What is to be printed is the span of lines starting at the one containing "Write a web" and ending at the one containing "const width = 825, height = 502;", reproduced exactly with pictures left out.

## Start Records for this task

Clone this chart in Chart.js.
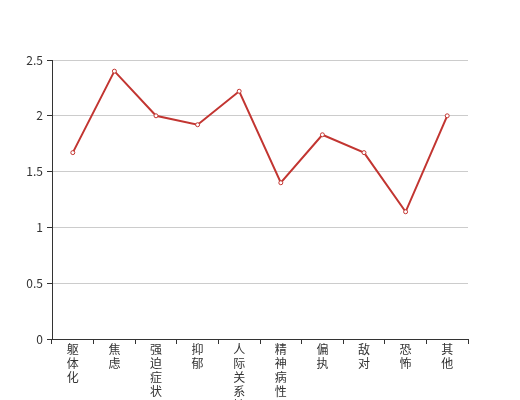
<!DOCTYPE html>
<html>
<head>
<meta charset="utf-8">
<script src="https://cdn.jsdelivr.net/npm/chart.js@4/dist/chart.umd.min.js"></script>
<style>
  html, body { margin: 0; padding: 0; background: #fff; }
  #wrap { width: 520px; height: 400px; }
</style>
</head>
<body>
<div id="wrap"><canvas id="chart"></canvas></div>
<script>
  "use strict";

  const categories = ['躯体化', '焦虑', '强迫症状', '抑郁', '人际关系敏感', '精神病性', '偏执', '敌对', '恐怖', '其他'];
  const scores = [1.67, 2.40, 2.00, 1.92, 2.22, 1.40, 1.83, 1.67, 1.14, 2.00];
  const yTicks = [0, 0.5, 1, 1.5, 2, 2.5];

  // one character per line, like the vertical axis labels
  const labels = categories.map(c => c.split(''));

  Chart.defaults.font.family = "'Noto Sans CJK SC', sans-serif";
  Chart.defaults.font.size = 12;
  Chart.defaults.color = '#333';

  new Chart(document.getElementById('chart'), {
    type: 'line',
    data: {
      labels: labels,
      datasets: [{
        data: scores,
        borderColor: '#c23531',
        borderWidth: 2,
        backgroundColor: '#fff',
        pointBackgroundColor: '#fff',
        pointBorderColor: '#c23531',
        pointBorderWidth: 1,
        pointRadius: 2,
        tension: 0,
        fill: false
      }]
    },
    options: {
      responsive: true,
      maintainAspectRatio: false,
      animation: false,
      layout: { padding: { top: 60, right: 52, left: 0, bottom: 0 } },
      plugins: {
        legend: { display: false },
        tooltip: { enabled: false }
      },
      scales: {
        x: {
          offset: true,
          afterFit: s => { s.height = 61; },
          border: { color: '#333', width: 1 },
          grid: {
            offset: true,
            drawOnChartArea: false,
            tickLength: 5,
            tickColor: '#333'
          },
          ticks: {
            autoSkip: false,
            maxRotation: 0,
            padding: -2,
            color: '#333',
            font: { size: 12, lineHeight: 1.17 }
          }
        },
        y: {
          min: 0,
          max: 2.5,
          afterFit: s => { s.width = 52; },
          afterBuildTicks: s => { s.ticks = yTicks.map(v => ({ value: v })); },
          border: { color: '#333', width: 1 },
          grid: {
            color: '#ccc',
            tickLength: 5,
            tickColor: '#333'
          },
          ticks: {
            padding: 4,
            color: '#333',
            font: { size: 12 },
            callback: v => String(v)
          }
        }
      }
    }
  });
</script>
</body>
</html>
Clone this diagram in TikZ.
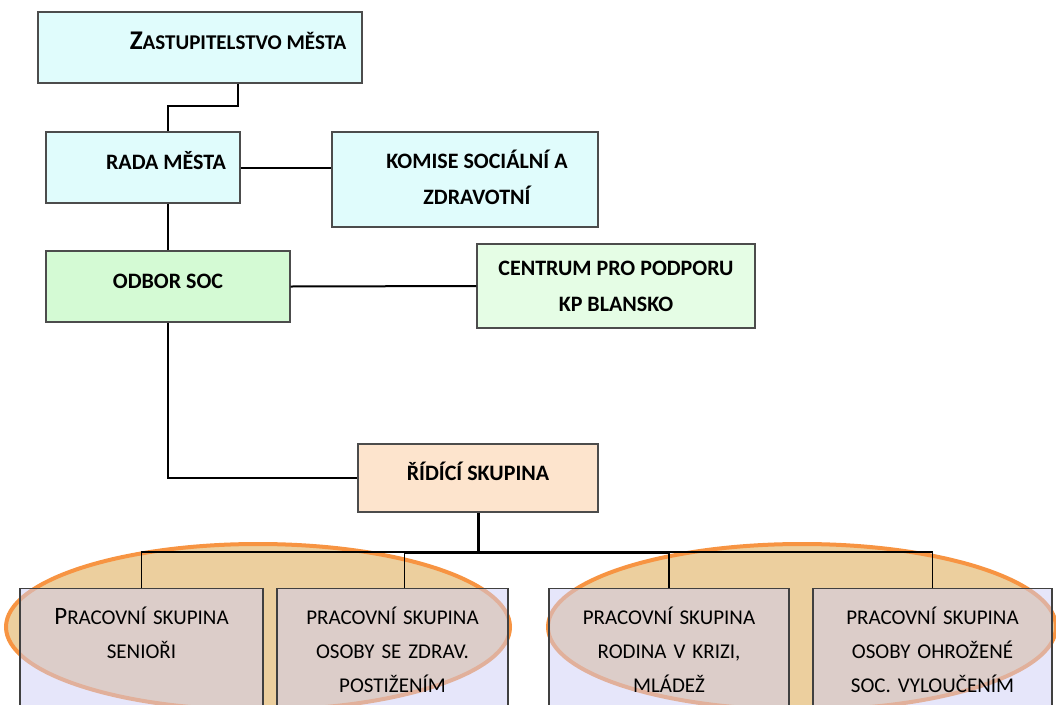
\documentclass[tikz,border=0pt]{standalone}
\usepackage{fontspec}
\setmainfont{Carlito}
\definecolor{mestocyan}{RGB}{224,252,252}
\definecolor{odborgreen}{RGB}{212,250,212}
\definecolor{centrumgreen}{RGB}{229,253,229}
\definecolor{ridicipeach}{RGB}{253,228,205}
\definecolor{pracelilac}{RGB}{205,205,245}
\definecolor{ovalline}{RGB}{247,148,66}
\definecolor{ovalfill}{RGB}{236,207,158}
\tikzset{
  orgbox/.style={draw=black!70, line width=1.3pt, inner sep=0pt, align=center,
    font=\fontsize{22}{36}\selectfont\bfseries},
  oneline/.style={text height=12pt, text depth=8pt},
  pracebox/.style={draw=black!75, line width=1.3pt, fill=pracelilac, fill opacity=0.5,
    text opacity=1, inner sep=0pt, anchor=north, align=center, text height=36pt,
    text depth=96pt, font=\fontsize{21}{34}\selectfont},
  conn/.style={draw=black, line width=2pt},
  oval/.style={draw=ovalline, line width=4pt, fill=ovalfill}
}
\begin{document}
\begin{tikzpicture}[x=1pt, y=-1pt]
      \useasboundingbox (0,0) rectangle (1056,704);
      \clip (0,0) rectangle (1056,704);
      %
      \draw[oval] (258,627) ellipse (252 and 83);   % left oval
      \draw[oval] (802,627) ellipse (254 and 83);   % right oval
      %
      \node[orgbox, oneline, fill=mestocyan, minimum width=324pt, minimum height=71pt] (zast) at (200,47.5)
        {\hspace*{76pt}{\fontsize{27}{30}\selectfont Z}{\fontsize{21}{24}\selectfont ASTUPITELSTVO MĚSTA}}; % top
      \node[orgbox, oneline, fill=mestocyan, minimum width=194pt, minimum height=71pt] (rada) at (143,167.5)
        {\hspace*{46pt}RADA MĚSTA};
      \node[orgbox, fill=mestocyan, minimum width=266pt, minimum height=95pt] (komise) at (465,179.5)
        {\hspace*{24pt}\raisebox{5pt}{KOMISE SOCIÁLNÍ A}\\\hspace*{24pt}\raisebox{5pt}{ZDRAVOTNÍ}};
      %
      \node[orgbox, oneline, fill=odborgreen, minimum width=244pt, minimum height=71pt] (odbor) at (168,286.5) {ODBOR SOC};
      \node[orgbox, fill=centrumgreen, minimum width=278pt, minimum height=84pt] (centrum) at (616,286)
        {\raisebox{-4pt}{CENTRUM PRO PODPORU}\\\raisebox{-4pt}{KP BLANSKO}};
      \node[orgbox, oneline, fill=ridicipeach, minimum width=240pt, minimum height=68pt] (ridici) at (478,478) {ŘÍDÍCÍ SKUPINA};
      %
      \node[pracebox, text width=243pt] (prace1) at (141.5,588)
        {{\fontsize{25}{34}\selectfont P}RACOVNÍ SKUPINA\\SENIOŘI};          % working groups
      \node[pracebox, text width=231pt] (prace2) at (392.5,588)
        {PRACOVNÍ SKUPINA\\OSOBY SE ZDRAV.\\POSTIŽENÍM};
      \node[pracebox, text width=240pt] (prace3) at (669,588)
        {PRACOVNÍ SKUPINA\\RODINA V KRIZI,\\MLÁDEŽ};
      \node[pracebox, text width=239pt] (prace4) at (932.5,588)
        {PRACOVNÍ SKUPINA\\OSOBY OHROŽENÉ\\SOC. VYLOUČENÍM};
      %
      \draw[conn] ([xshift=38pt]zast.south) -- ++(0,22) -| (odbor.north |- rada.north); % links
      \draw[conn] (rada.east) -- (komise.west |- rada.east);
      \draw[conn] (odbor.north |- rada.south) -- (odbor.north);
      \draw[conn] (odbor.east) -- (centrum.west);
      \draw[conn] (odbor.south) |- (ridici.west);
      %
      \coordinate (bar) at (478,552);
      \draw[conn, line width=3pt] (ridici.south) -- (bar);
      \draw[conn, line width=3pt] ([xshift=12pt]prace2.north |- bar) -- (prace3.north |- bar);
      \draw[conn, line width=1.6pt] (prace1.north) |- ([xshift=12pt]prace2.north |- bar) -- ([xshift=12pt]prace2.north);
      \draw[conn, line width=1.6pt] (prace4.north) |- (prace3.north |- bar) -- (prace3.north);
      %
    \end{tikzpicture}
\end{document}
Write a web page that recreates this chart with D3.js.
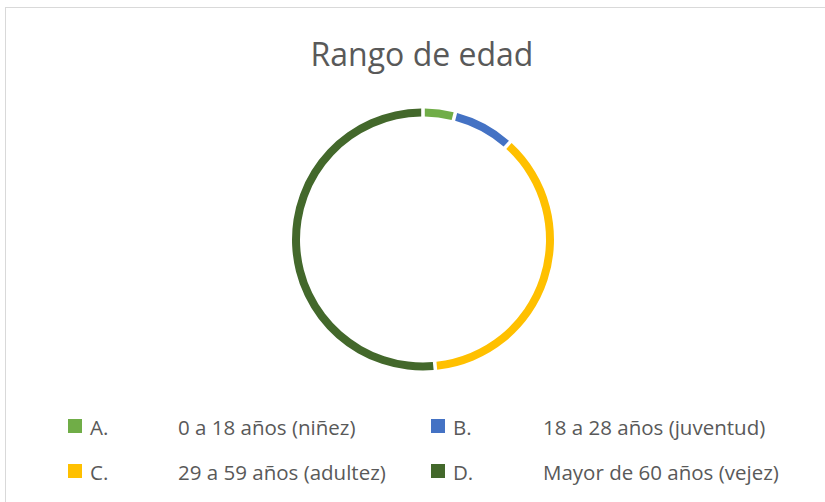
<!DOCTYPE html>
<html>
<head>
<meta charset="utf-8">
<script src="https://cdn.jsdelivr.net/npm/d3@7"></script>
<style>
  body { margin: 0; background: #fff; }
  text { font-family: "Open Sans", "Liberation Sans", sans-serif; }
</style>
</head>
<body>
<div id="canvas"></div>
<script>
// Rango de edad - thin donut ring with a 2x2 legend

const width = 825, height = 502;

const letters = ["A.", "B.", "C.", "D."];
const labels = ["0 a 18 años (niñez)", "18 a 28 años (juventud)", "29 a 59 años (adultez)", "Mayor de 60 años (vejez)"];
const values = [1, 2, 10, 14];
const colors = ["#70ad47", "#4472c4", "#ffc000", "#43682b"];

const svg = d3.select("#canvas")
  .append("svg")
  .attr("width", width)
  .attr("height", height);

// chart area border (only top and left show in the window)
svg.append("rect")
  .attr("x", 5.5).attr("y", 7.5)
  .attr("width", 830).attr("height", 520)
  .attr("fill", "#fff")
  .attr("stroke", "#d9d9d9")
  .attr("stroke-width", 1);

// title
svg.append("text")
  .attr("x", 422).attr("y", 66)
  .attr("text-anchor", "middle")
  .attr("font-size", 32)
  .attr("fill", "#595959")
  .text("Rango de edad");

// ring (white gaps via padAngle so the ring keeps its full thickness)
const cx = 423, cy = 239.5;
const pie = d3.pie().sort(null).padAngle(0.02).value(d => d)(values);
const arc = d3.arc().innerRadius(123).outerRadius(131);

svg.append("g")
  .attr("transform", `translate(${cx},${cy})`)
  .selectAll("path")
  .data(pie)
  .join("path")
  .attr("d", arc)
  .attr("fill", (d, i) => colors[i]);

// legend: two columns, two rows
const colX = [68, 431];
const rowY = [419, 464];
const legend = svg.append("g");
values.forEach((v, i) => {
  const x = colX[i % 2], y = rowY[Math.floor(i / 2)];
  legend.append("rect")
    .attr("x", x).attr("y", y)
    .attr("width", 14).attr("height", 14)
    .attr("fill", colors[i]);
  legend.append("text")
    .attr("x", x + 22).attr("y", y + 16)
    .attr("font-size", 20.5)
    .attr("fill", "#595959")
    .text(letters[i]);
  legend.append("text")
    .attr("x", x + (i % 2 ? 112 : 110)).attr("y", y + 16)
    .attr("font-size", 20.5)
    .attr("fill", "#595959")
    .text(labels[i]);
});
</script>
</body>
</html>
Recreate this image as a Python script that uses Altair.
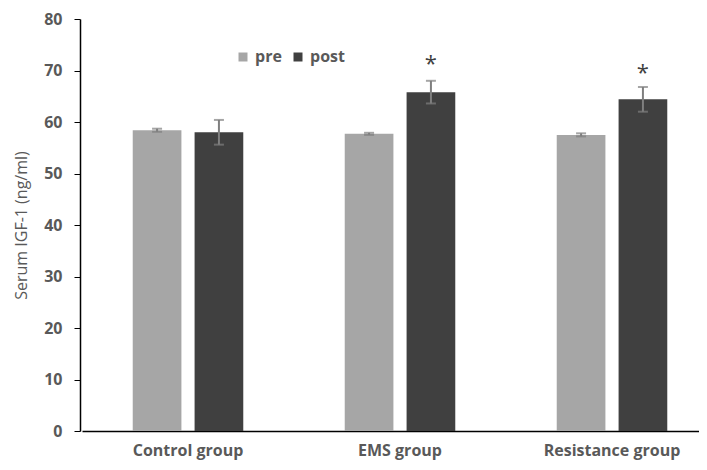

## End Records for this task

» Response below:
Write a web page that recreates this chart with D3.js.
<!DOCTYPE html>
<html>
<head>
<meta charset="utf-8">
<script src="https://cdn.jsdelivr.net/npm/d3@7"></script>
<style>
  body { margin: 0; background: #fff; }
  text { font-family: "Open Sans", "Liberation Sans", sans-serif; }
</style>
</head>
<body>
<div id="canvas"></div>
<script>
// Rango de edad - thin donut ring with a 2x2 legend

const width = 825, height = 502;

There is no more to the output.